What to produce: Select from the data all lines with the word "draw".

The data:
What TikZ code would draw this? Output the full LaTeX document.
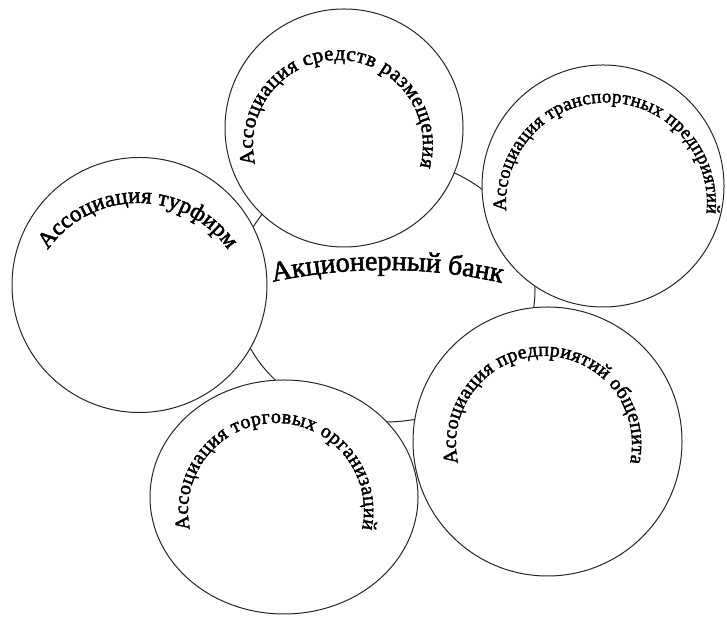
\documentclass[tikz,border=0pt]{standalone}
\usepackage{fontspec}
\setmainfont{Liberation Serif}
\newfontfamily\wordart{Liberation Serif}[FakeBold=2]
\usepackage{tikz}
\usetikzlibrary{shapes.geometric, decorations.text}
\definecolor{rimgrey}{HTML}{262626}

\begin{document}
\begin{tikzpicture}[x=1pt, y=1pt,
  ring/.style={circle, draw=rimgrey, line width=1pt, fill=white,
    inner sep=0pt},
  oval/.style={ellipse, draw=rimgrey, line width=1pt, fill=white,
    inner sep=0pt},
  arctext/.style 2 args={decorate, decoration={text along path,
    text={|\wordart\fontsize{#1}{#1}\selectfont|#2}, text align=fit to path}}]
  \useasboundingbox (0,0) rectangle (727,617);
  % the bank sits underneath, the five associations cover it
  \node[oval, minimum width=300pt, minimum height=264pt] (bank) at (385,327) {};
  \node[ring, minimum size=238pt] (razm) at (344,489) {};
  \node[ring, minimum size=242pt] (trans) at (603,431) {};
  \node[ring, minimum size=255pt] (tur) at (139.5,332) {};
  \node[ring, minimum size=269pt] (obshch) at (547.5,175.5) {};
  \node[oval, minimum width=268pt, minimum height=234pt] (torg) at (284,120) {};
  % curved captions
  \path[arctext={28}{Акционерный банк}]
    (385,-191) ++(102:538pt) arc[start angle=102, end angle=78, radius=538pt];
  \path[arctext={21}{Ассоциация средств размещения}]
    (338,472) ++(193:85pt) arc[start angle=193, end angle=-15, radius=85pt];
  \path[arctext={19}{Ассоциация транспортных предприятий}]
    (606.5,414) ++(184.5:100.5pt) arc[start angle=184.5, end angle=-6, radius=100.5pt];
  \path[arctext={23}{Ассоциация турфирм}]
    (138,304) ++(145:110pt) arc[start angle=145, end angle=35, radius=110pt];
  \path[arctext={20}{Ассоциация предприятий общепита}]
    (544,173) ++(192.5:88pt) arc[start angle=192.5, end angle=-12.5, radius=88pt];
  \path[arctext={20}{Ассоциация торговых организаций}]
    (276,106) ++(192:88pt) arc[start angle=192, end angle=-12, radius=88pt];
\end{tikzpicture}
\end{document}
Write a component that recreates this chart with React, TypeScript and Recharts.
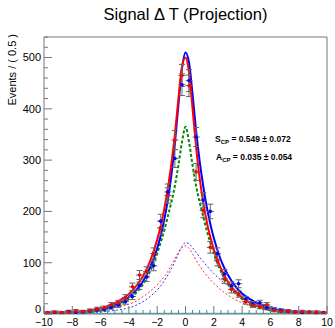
import React from 'react';
import { ComposedChart, Line, Scatter, ErrorBar, XAxis, YAxis, ReferenceLine } from 'recharts';

// histogram bin centres (bin width 0.5)
const binX = [
  -9.75, -9.25, -8.75, -8.25, -7.75, -7.25, -6.75, -6.25, -5.75, -5.25,
  -4.75, -4.25, -3.75, -3.25, -2.75, -2.25, -1.75, -1.25, -0.75, -0.25,
  0.25, 0.75, 1.25, 1.75, 2.25, 2.75, 3.25, 3.75, 4.25, 4.75,
  5.25, 5.75, 6.25, 6.75, 7.25, 7.75, 8.25, 8.75, 9.25, 9.75,
];
const redCounts = [
  3, 4, 3, 4, 6, 5, 7, 10, 12, 18,
  22, 32, 53, 76, 83, 118, 168, 231, 339, 465,
  445, 277, 202, 130, 104, 68, 48, 39, 24, 17,
  14, 18, 7, 5, 6, 4, 5, 3, 4, 2,
];
const blueCounts = [
  2, 3, 2, 5, 3, 4, 6, 8, 9, 13,
  17, 24, 34, 55, 72, 94, 181, 238, 303, 447,
  455, 345, 222, 200, 118, 78, 55, 59, 29, 20,
  22, 12, 9, 7, 5, 4, 3, 4, 2, 3,
];

// fit curves sampled along dt
const curveX = [
  -10, -9, -8, -7, -6, -5.5, -5, -4.5, -4, -3.5, -3, -2.5, -2, -1.75, -1.5, -1.25, -1, -0.75, -0.5, -0.25,
  0, 0.25, 0.5, 0.75, 1, 1.25, 1.5, 1.75, 2, 2.5, 3, 3.5, 4, 4.5, 5, 5.5, 6, 7, 8, 9, 10,
];
const redTotal = [
  1.2, 2, 3.5, 6, 11, 15, 21, 29, 39, 54, 74, 103, 145, 172, 205, 245, 292, 350, 420, 482,
  500, 470, 400, 325, 265, 218, 180, 150, 126, 89, 63, 45, 32, 23, 16.5, 12, 8.5, 4.5, 2.5, 1.5, 1,
];
const blueTotal = [
  1, 1.5, 2.5, 4.5, 8.5, 12, 17, 23.5, 33, 46, 64, 91, 128, 153, 184, 222, 270, 332, 408, 478,
  510, 490, 428, 357, 298, 250, 209, 176, 148, 105, 76, 55, 40, 30, 22, 16, 11.5, 6.5, 3.5, 2, 1.2,
];
const greenCurve = [
  0.5, 1, 2, 3.5, 7, 10, 14, 20, 29, 41, 58, 83, 118, 140, 163, 190, 218, 250, 290, 335,
  365, 335, 290, 250, 218, 190, 163, 140, 118, 83, 58, 41, 29, 20, 14, 10, 7, 3.5, 2, 1, 0.5,
];
const blueDotted = [
  0.5, 0.8, 1.3, 2.2, 4, 5.5, 7, 9, 12, 17, 24, 34, 47, 55, 65, 76, 88, 102, 118, 132,
  139, 137, 129, 120, 111, 102, 94, 86, 79, 66, 55, 45, 37, 30, 24, 19, 15, 9, 5, 3, 2,
];
const redDotted = [
  1, 1.8, 3, 5, 8, 10, 12, 15, 19, 25, 34, 44, 57, 65, 73, 83, 95, 108, 120, 129,
  133, 128, 117, 105, 94, 84, 75, 67, 60, 47, 37, 28, 22, 16, 12, 9, 7, 4, 2, 1.2, 0.7,
];
const bkgX = [-10, 10];
const bkgY = [1, 1];

const xMajor = [-10, -8, -6, -4, -2, 0, 2, 4, 6, 8, 10];
const yMajor = [0, 100, 200, 300, 400, 500];
const xTicks = Array.from({ length: 41 }, (_, i) => -10 + i * 0.5);
const yTicks = Array.from({ length: 28 }, (_, i) => i * 20);

const pts = (xs: number[], ys: number[]) => xs.map((x, i) => ({ x, y: ys[i] }));
const hist = (ys: number[]) => binX.map((x, i) => ({ x, y: ys[i], ex: 0.25, ey: Math.sqrt(ys[i]) }));

const FONT = '"Liberation Sans", Arial, Helvetica, sans-serif';
const AXIS = '#777';

const XTick = (props: any) => {
  const { x, y, payload } = props;
  const v = payload.value;
  const major = xMajor.includes(v);
  return (
    <g>
      <line x1={x} x2={x} y1={y} y2={y - (major ? 8 : 4)} stroke={AXIS} />
      {major && (
        <text x={x} y={y + 11.5} textAnchor="middle" fontSize={10.5} fontFamily={FONT} fill="#000">
          {v < 0 ? '\u2212' + Math.abs(v) : v}
        </text>
      )}
    </g>
  );
};

const YTick = (props: any) => {
  const { x, y, payload } = props;
  const v = payload.value;
  const major = yMajor.includes(v);
  return (
    <g>
      <line x1={x} x2={x + (major ? 8 : 4)} y1={y} y2={y} stroke={AXIS} />
      {major && (
        <text x={x - 3} y={v === 0 ? y - 4.5 : y} dy="0.35em" textAnchor="end" fontSize={11} fontFamily={FONT} fill="#000">
          {v}
        </text>
      )}
    </g>
  );
};

const dot = (color: string) => (p: any) => <circle cx={p.cx} cy={p.cy} r={1.8} fill={color} />;

export default function App() {
  return (
    <div style={{ position: 'absolute', left: 0, top: 0, width: 335, height: 328, background: '#fff' }}>
      <ComposedChart width={335} height={328} margin={{ top: 37, right: 8, bottom: 0, left: 0 }}>
        <XAxis
          dataKey="x"
          type="number"
          domain={[-10, 10]}
          ticks={xTicks}
          interval={0}
          tickSize={0}
          tickMargin={0}
          tick={<XTick />}
          height={14}
          stroke={AXIS}
          allowDataOverflow
        />
        <YAxis
          type="number"
          domain={[0, 540]}
          ticks={yTicks}
          interval={0}
          tickSize={0}
          tickMargin={0}
          tick={<YTick />}
          width={44}
          stroke={AXIS}
          allowDataOverflow
        />
        <ReferenceLine y={540} stroke={AXIS} />
        <ReferenceLine x={10} stroke={AXIS} />
        <Line data={pts(bkgX, bkgY)} dataKey="y" stroke="#33cccc" strokeWidth={1.5} dot={false} isAnimationActive={false} />
        <Line data={pts(curveX, redDotted)} dataKey="y" type="monotone" stroke="#ff3030" strokeWidth={1} strokeDasharray="2 2" dot={false} isAnimationActive={false} />
        <Line data={pts(curveX, blueDotted)} dataKey="y" type="monotone" stroke="#3030ff" strokeWidth={1} strokeDasharray="2 2" dot={false} isAnimationActive={false} />
        <Line data={pts(curveX, greenCurve)} dataKey="y" type="monotone" stroke="#008800" strokeWidth={2} strokeDasharray="3 2" dot={false} isAnimationActive={false} />
        <Line data={pts(curveX, blueTotal)} dataKey="y" type="monotone" stroke="#0000ff" strokeWidth={2} dot={false} isAnimationActive={false} />
        <Line data={pts(curveX, redTotal)} dataKey="y" type="monotone" stroke="#ff0000" strokeWidth={2} dot={false} isAnimationActive={false} />
        <Scatter data={hist(blueCounts)} dataKey="y" shape={dot('#0000ff')} isAnimationActive={false}>
          <ErrorBar dataKey="ey" direction="y" width={3} stroke="#666" strokeWidth={1} />
          <ErrorBar dataKey="ex" direction="x" width={0} stroke="#666" strokeWidth={1} />
        </Scatter>
        <Scatter data={hist(redCounts)} dataKey="y" shape={dot('#ff0000')} isAnimationActive={false}>
          <ErrorBar dataKey="ey" direction="y" width={3} stroke="#666" strokeWidth={1} />
          <ErrorBar dataKey="ex" direction="x" width={0} stroke="#666" strokeWidth={1} />
        </Scatter>
      </ComposedChart>
      <svg width={335} height={328} style={{ position: 'absolute', left: 0, top: 0, pointerEvents: 'none' }}>
        <text x={185.5} y={20} textAnchor="middle" fontSize={16.5} fontFamily={FONT} fill="#000">
          Signal Δ T (Projection)
        </text>
        <text transform="translate(16,34) rotate(-90)" textAnchor="end" fontSize={11} fontFamily={FONT} fill="#000">
          Events / ( 0.5 )
        </text>
        <text x={215} y={142} fontSize={8.5} fontWeight="bold" fontFamily={FONT} fill="#000">
          S<tspan fontSize={6} dy={2}>CP</tspan>
          <tspan dy={-2}> = 0.549 ± 0.072</tspan>
        </text>
        <text x={216} y={160} fontSize={8.5} fontWeight="bold" fontFamily={FONT} fill="#000">
          A<tspan fontSize={6} dy={2}>CP</tspan>
          <tspan dy={-2}> = 0.035 ± 0.054</tspan>
        </text>
      </svg>
    </div>
  );
}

Result of this task:
What TikZ code would draw this? Output the full LaTeX document.
  ring/.style={circle, draw=rimgrey, line width=1pt, fill=white,
  oval/.style={ellipse, draw=rimgrey, line width=1pt, fill=white,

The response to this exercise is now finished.